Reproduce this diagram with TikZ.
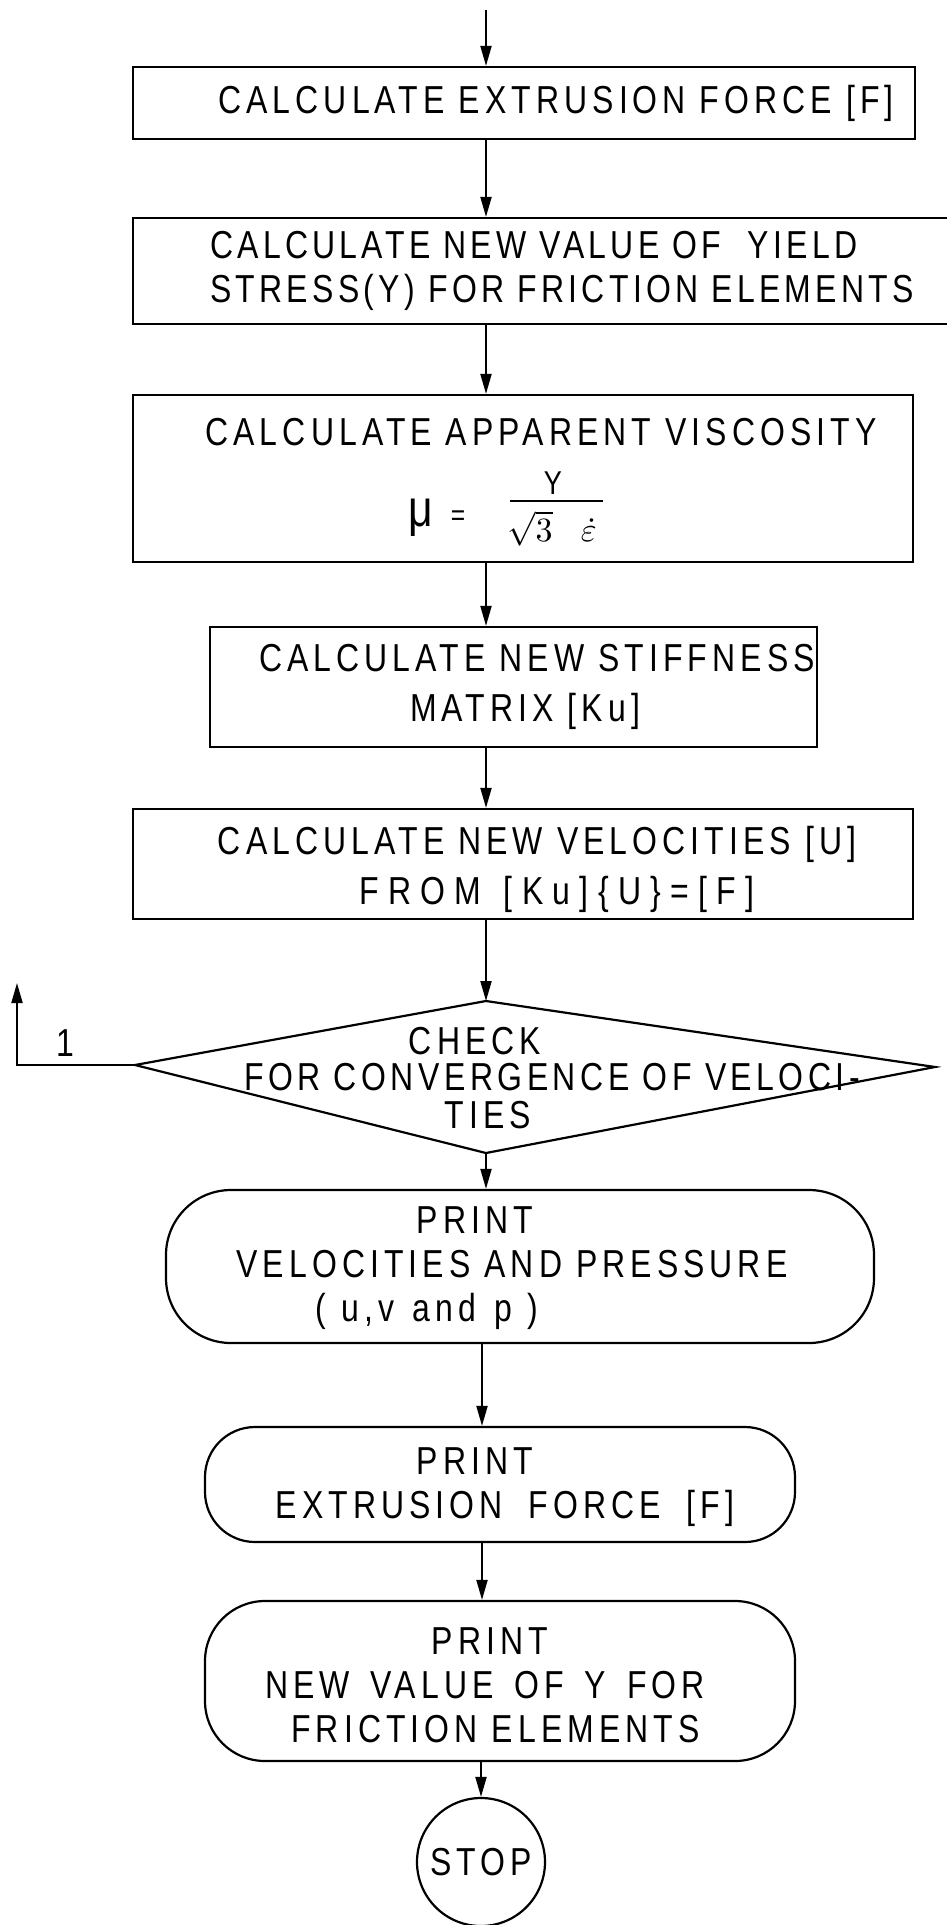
\documentclass[tikz,border=0pt]{standalone}
\usepackage{fontspec}
\usepackage{amsmath}
\usepackage{graphicx}
\setmainfont{Liberation Sans}[FakeStretch=0.82,LetterSpace=13]
\usetikzlibrary{arrows.meta,shapes.geometric}
\begin{document}
\begin{tikzpicture}[x=1pt,y=-1pt,
  every path/.style={line width=2.2pt},
  boxnode/.style={draw, rectangle, inner sep=0pt},
  termnode/.style={draw, rectangle, inner sep=0pt},
  txt/.style={inner sep=0pt, align=center, font=\fontsize{39}{44}\selectfont},
  txtw/.style={inner sep=0pt, align=center, font=\fontsize{39}{50}\selectfont},
  txtl/.style={inner sep=0pt, align=left, font=\fontsize{39}{44}\selectfont},
  flow/.style={-{Triangle[length=20pt,width=11pt]}, line width=2pt}]
\useasboundingbox (0,0) rectangle (946,1925);
\fill[white] (0,0) rectangle (946,1925);

\coordinate (cx) at (486,0);
\coordinate (cy) at (482,0);
\coordinate (start) at (486,10);

% boxes
\node[boxnode, minimum width=782pt, minimum height=72pt] (b1) at (524,103) {};
\node[txt] (b1t) at (556,103) {CALCULATE EXTRUSION FORCE [F]};

\node[boxnode, minimum width=822pt, minimum height=106pt] (b2) at (544,271) {};
\node[txtl, anchor=west] (b2t) at (209,271) {\addfontfeature{LetterSpace=11}CALCULATE NEW VALUE OF\ \ YIELD\\\addfontfeature{LetterSpace=11}STRESS(Y) FOR FRICTION ELEMENTS};

\node[boxnode, minimum width=780pt, minimum height=167pt] (b3) at (523,478.5) {};
\node[txt] (b3t) at (541,432) {CALCULATE APPARENT VISCOSITY};
\node[inner sep=0pt, font=\fontsize{52}{52}\selectfont] (mu) at (421,518) {μ};
\node[inner sep=0pt, font=\fontsize{30}{30}\selectfont] (eq) at (458,518) {=};
\node[inner sep=0pt, anchor=base, font=\fontsize{33}{33}\selectfont] (num) at (553,494) {Y};
\coordinate (barl) at (510,501);
\coordinate (barr) at (603,501);
\draw (barl) -- (barr);
\node[inner sep=0pt, anchor=north] (den) at (552,510) {\scalebox{3.4}{$\sqrt{3}\;\;\;\dot{\varepsilon}$}};

\node[boxnode, minimum width=607pt, minimum height=120pt] (b4) at (513.5,687) {};
\node[txtw] (b4t) at (537,687) {CALCULATE NEW STIFFNESS\\\hspace*{-24pt}MATRIX [Ku]};

\node[boxnode, minimum width=780pt, minimum height=110pt] (b5) at (523,864) {};
\node[txtw] (b5t) at (537,869) {CALCULATE NEW VELOCITIES [U]\\\hspace*{40pt}\addfontfeature{LetterSpace=24}FROM\ \hspace{4pt}[Ku]\{U\}=[F]};

% decision
\coordinate (dT) at (486,1001);
\coordinate (dR) at (935,1067);
\coordinate (dB) at (486,1153);
\coordinate (dL) at (135,1065);
\draw (dT) -- (dR) -- (dB) -- (dL) -- cycle;
\node[txt] (d1) at (475,1041) {CHECK};
\node[txt] (d2) at (552,1077) {\addfontfeature{LetterSpace=11.5}FOR CONVERGENCE OF VELOCI-};
\node[txt] (d3) at (488,1115) {TIES};
\coordinate (lc) at (17,1065);
\coordinate (le) at (17,983);
\node[txt] (one) at (65,1043) {1};

% terminals
\node[termnode, rounded corners=65pt, minimum width=708pt, minimum height=153pt] (t1) at (520,1266.5) {};
\node[txt] (t1t) at (512,1268) {\hspace*{-74pt}PRINT\\VELOCITIES AND PRESSURE\\\hspace*{-170pt}(\ \hspace{2pt}u,v\ \hspace{4pt}and\ \hspace{4pt}p\ \hspace{2pt})};

\node[termnode, rounded corners=50pt, minimum width=590pt, minimum height=115pt] (t2) at (500,1484.5) {};
\node[txt] (t2t) at (505,1487) {\hspace*{-60pt}PRINT\\EXTRUSION\ \hspace{12pt}FORCE\ \hspace{12pt}[F]};

\node[termnode, rounded corners=60pt, minimum width=590pt, minimum height=160pt] (t3) at (500,1681) {};
\node[txt] (t3t) at (490,1685) {PRINT\\\hspace*{-10pt}NEW\ \hspace{7pt}VALUE\ \hspace{7pt}OF\ \hspace{7pt}Y\ \hspace{7pt}FOR\\\hspace*{11pt}FRICTION ELEMENTS};

\node[draw, circle, minimum size=128pt, inner sep=0pt] (stop) at (481,1862) {};
\node[txt] (stopt) at (481,1862) {STOP};

% connectors
\draw[flow] (start) -- (b1.north -| cx);
\draw[flow] (b1.south -| cx) -- (b2.north -| cx);
\draw[flow] (b2.south -| cx) -- (b3.north -| cx);
\draw[flow] (b3.south -| cx) -- (b4.north -| cx);
\draw[flow] (b4.south -| cx) -- (b5.north -| cx);
\draw[flow] (b5.south -| cx) -- (dT);
\draw[flow] (dB) -- (t1.north -| cx);
\draw[flow] (dL) -- (lc) -- (le);
\draw[flow] (t1.south -| cy) -- (t2.north -| cy);
\draw[flow] (t2.south -| cy) -- (t3.north -| cy);
\draw[flow] (t3.south -| stop) -- (stop.north);
\end{tikzpicture}
\end{document}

■ EXERCISE
Leave out all pictures, then copy the remaining material exactly.

■ THE SOLUTION
Reproduce this diagram with TikZ.
\documentclass[tikz,border=0pt]{standalone}
\usepackage{fontspec}
\usepackage{amsmath}
\usepackage{graphicx}
\setmainfont{Liberation Sans}[FakeStretch=0.82,LetterSpace=13]
\usetikzlibrary{arrows.meta,shapes.geometric}
\begin{document}
\begin{tikzpicture}[x=1pt,y=-1pt,
  every path/.style={line width=2.2pt},
  boxnode/.style={draw, rectangle, inner sep=0pt},
  termnode/.style={draw, rectangle, inner sep=0pt},
  txt/.style={inner sep=0pt, align=center, font=\fontsize{39}{44}\selectfont},
  txtw/.style={inner sep=0pt, align=center, font=\fontsize{39}{50}\selectfont},
  txtl/.style={inner sep=0pt, align=left, font=\fontsize{39}{44}\selectfont},
  flow/.style={-{Triangle[length=20pt,width=11pt]}, line width=2pt}]
\useasboundingbox (0,0) rectangle (946,1925);
\fill[white] (0,0) rectangle (946,1925);

\coordinate (cx) at (486,0);
\coordinate (cy) at (482,0);
\coordinate (start) at (486,10);

% boxes
\node[boxnode, minimum width=782pt, minimum height=72pt] (b1) at (524,103) {};
\node[txt] (b1t) at (556,103) {CALCULATE EXTRUSION FORCE [F]};

\node[boxnode, minimum width=822pt, minimum height=106pt] (b2) at (544,271) {};
\node[txtl, anchor=west] (b2t) at (209,271) {\addfontfeature{LetterSpace=11}CALCULATE NEW VALUE OF\ \ YIELD\\\addfontfeature{LetterSpace=11}STRESS(Y) FOR FRICTION ELEMENTS};

\node[boxnode, minimum width=780pt, minimum height=167pt] (b3) at (523,478.5) {};
\node[txt] (b3t) at (541,432) {CALCULATE APPARENT VISCOSITY};
\node[inner sep=0pt, font=\fontsize{52}{52}\selectfont] (mu) at (421,518) {μ};
\node[inner sep=0pt, font=\fontsize{30}{30}\selectfont] (eq) at (458,518) {=};
\node[inner sep=0pt, anchor=base, font=\fontsize{33}{33}\selectfont] (num) at (553,494) {Y};
\coordinate (barl) at (510,501);
\coordinate (barr) at (603,501);
\draw (barl) -- (barr);
\node[inner sep=0pt, anchor=north] (den) at (552,510) {\scalebox{3.4}{$\sqrt{3}\;\;\;\dot{\varepsilon}$}};

\node[boxnode, minimum width=607pt, minimum height=120pt] (b4) at (513.5,687) {};
\node[txtw] (b4t) at (537,687) {CALCULATE NEW STIFFNESS\\\hspace*{-24pt}MATRIX [Ku]};

\node[boxnode, minimum width=780pt, minimum height=110pt] (b5) at (523,864) {};
\node[txtw] (b5t) at (537,869) {CALCULATE NEW VELOCITIES [U]\\\hspace*{40pt}\addfontfeature{LetterSpace=24}FROM\ \hspace{4pt}[Ku]\{U\}=[F]};

% decision
\coordinate (dT) at (486,1001);
\coordinate (dR) at (935,1067);
\coordinate (dB) at (486,1153);
\coordinate (dL) at (135,1065);
\draw (dT) -- (dR) -- (dB) -- (dL) -- cycle;
\node[txt] (d1) at (475,1041) {CHECK};
\node[txt] (d2) at (552,1077) {\addfontfeature{LetterSpace=11.5}FOR CONVERGENCE OF VELOCI-};
\node[txt] (d3) at (488,1115) {TIES};
\coordinate (lc) at (17,1065);
\coordinate (le) at (17,983);
\node[txt] (one) at (65,1043) {1};

% terminals
\node[termnode, rounded corners=65pt, minimum width=708pt, minimum height=153pt] (t1) at (520,1266.5) {};
\node[txt] (t1t) at (512,1268) {\hspace*{-74pt}PRINT\\VELOCITIES AND PRESSURE\\\hspace*{-170pt}(\ \hspace{2pt}u,v\ \hspace{4pt}and\ \hspace{4pt}p\ \hspace{2pt})};

\node[termnode, rounded corners=50pt, minimum width=590pt, minimum height=115pt] (t2) at (500,1484.5) {};
\node[txt] (t2t) at (505,1487) {\hspace*{-60pt}PRINT\\EXTRUSION\ \hspace{12pt}FORCE\ \hspace{12pt}[F]};

\node[termnode, rounded corners=60pt, minimum width=590pt, minimum height=160pt] (t3) at (500,1681) {};
\node[txt] (t3t) at (490,1685) {PRINT\\\hspace*{-10pt}NEW\ \hspace{7pt}VALUE\ \hspace{7pt}OF\ \hspace{7pt}Y\ \hspace{7pt}FOR\\\hspace*{11pt}FRICTION ELEMENTS};

\node[draw, circle, minimum size=128pt, inner sep=0pt] (stop) at (481,1862) {};
\node[txt] (stopt) at (481,1862) {STOP};

% connectors
\draw[flow] (start) -- (b1.north -| cx);
\draw[flow] (b1.south -| cx) -- (b2.north -| cx);
\draw[flow] (b2.south -| cx) -- (b3.north -| cx);
\draw[flow] (b3.south -| cx) -- (b4.north -| cx);
\draw[flow] (b4.south -| cx) -- (b5.north -| cx);
\draw[flow] (b5.south -| cx) -- (dT);
\draw[flow] (dB) -- (t1.north -| cx);
\draw[flow] (dL) -- (lc) -- (le);
\draw[flow] (t1.south -| cy) -- (t2.north -| cy);
\draw[flow] (t2.south -| cy) -- (t3.north -| cy);
\draw[flow] (t3.south -| stop) -- (stop.north);
\end{tikzpicture}
\end{document}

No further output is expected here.